▶ What is asked
Gather up the lines that contain "code".

▶ Task inputs
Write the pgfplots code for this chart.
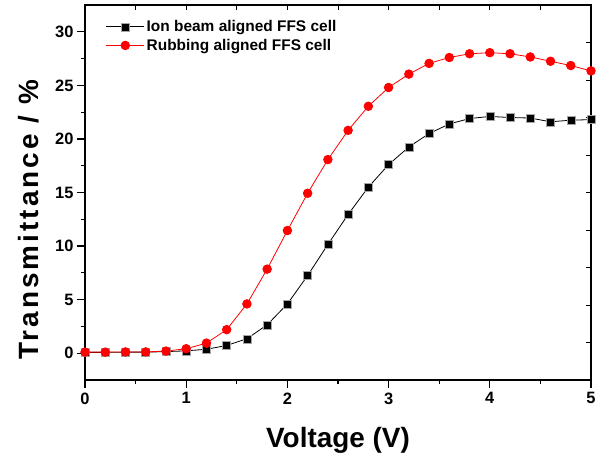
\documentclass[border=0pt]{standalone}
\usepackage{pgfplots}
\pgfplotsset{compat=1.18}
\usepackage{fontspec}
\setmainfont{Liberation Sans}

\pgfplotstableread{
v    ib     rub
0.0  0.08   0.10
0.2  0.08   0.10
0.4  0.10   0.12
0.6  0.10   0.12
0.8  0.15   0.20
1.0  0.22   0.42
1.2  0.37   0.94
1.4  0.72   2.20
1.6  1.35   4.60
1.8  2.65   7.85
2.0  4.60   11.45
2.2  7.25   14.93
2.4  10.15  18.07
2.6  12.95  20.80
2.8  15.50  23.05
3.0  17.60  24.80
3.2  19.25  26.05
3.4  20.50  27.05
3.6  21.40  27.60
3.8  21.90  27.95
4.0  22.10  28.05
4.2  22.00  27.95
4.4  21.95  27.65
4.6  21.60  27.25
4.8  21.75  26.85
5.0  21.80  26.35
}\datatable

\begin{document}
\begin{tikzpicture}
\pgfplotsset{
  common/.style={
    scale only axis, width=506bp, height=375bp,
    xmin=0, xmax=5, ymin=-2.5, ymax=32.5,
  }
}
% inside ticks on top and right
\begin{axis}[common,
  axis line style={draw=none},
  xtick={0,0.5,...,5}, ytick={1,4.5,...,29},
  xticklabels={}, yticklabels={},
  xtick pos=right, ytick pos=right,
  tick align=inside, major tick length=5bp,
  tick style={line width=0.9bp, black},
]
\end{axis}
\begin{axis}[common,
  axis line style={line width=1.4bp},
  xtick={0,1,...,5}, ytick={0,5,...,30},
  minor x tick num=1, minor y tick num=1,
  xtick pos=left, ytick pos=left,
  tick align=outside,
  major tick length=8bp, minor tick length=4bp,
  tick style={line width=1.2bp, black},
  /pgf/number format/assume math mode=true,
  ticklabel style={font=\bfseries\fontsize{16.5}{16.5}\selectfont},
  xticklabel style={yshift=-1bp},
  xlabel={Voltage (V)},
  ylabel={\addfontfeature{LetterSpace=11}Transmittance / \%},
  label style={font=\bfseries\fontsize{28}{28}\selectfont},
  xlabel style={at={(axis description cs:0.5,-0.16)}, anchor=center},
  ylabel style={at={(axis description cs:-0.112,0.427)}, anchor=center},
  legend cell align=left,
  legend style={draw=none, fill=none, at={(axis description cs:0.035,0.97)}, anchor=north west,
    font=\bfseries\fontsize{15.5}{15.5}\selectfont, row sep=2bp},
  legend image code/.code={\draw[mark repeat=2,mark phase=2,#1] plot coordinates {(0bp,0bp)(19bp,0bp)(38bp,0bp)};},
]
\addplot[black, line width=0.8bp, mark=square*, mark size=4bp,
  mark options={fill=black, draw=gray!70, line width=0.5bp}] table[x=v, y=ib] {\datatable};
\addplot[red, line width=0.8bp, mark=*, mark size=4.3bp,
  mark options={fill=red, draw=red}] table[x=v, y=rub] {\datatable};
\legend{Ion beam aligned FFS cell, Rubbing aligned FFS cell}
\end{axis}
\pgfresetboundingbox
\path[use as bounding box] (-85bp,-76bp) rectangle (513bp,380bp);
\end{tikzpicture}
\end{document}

==

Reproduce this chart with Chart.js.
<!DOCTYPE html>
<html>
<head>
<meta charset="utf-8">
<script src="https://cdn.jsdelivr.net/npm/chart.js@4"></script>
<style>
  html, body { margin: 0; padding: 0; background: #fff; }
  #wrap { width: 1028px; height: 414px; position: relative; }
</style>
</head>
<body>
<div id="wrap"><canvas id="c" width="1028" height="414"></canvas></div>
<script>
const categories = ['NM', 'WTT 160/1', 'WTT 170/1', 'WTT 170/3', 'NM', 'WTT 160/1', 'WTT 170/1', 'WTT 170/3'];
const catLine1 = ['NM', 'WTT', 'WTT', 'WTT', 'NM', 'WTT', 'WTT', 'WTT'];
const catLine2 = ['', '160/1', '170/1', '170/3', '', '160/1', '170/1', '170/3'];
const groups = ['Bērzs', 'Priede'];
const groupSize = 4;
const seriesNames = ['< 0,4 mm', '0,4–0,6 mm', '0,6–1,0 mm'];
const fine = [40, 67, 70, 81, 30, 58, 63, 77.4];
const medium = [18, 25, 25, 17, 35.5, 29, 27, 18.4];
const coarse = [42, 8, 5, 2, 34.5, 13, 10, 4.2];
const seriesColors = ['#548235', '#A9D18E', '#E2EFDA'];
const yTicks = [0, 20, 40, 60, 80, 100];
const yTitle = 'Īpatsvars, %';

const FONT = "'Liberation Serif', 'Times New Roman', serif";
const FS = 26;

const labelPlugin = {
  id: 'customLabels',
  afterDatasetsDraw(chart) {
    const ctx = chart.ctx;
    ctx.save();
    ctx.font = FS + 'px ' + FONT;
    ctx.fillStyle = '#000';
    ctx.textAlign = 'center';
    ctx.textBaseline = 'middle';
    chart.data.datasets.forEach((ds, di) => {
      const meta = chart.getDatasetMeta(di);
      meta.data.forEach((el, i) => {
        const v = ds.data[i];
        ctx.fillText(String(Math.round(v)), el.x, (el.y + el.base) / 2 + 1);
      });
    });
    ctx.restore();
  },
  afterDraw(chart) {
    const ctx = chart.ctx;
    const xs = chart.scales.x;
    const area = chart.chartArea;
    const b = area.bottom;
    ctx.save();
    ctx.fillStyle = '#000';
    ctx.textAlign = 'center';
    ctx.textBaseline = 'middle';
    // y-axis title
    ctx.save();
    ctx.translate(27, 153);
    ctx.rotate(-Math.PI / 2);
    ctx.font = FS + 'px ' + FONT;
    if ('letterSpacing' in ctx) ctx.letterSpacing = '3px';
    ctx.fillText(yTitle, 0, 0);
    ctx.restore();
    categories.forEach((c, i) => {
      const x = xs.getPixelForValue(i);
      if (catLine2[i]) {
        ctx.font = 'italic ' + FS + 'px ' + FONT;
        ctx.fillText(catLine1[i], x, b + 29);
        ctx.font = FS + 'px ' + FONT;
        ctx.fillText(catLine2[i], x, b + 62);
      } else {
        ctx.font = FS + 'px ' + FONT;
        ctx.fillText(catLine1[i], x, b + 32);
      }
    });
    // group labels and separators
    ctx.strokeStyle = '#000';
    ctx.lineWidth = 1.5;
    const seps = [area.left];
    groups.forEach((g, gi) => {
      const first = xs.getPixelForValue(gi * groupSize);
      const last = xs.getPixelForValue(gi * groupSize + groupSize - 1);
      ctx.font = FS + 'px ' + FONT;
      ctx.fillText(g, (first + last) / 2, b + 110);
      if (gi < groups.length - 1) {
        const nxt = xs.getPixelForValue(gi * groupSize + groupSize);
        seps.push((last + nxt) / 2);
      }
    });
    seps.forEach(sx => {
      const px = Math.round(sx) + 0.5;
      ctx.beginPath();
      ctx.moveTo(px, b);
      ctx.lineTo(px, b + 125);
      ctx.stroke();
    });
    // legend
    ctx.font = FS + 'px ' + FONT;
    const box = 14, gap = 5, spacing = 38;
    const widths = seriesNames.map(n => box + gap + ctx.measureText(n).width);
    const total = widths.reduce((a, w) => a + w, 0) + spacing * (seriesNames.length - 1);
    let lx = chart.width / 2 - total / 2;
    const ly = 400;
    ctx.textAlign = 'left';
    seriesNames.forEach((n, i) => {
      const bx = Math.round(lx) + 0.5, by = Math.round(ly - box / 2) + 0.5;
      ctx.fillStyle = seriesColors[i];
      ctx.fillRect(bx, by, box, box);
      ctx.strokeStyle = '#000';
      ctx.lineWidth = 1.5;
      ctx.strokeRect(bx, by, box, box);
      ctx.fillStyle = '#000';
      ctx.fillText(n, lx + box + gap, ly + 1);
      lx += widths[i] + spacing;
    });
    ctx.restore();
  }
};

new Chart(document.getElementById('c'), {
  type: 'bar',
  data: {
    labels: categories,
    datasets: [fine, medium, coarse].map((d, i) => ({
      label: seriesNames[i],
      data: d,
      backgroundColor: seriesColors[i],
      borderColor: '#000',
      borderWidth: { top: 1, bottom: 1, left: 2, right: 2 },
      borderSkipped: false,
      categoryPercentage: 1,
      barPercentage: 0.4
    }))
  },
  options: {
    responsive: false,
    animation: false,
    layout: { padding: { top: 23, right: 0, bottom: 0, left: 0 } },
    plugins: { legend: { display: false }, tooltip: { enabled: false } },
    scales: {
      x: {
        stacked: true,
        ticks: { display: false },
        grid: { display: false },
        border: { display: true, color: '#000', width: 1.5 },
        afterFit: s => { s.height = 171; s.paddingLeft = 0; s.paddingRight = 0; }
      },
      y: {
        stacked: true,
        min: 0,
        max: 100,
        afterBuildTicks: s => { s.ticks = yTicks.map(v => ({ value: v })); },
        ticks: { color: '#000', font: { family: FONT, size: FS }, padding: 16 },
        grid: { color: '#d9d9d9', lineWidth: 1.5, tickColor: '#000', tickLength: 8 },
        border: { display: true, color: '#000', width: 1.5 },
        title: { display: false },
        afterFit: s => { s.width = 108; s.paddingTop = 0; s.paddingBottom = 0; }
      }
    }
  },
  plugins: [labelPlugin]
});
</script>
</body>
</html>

▶ Result of this task
Write the pgfplots code for this chart.
  legend image code/.code={\draw[mark repeat=2,mark phase=2,#1] plot coordinates {(0bp,0bp)(19bp,0bp)(38bp,0bp)};},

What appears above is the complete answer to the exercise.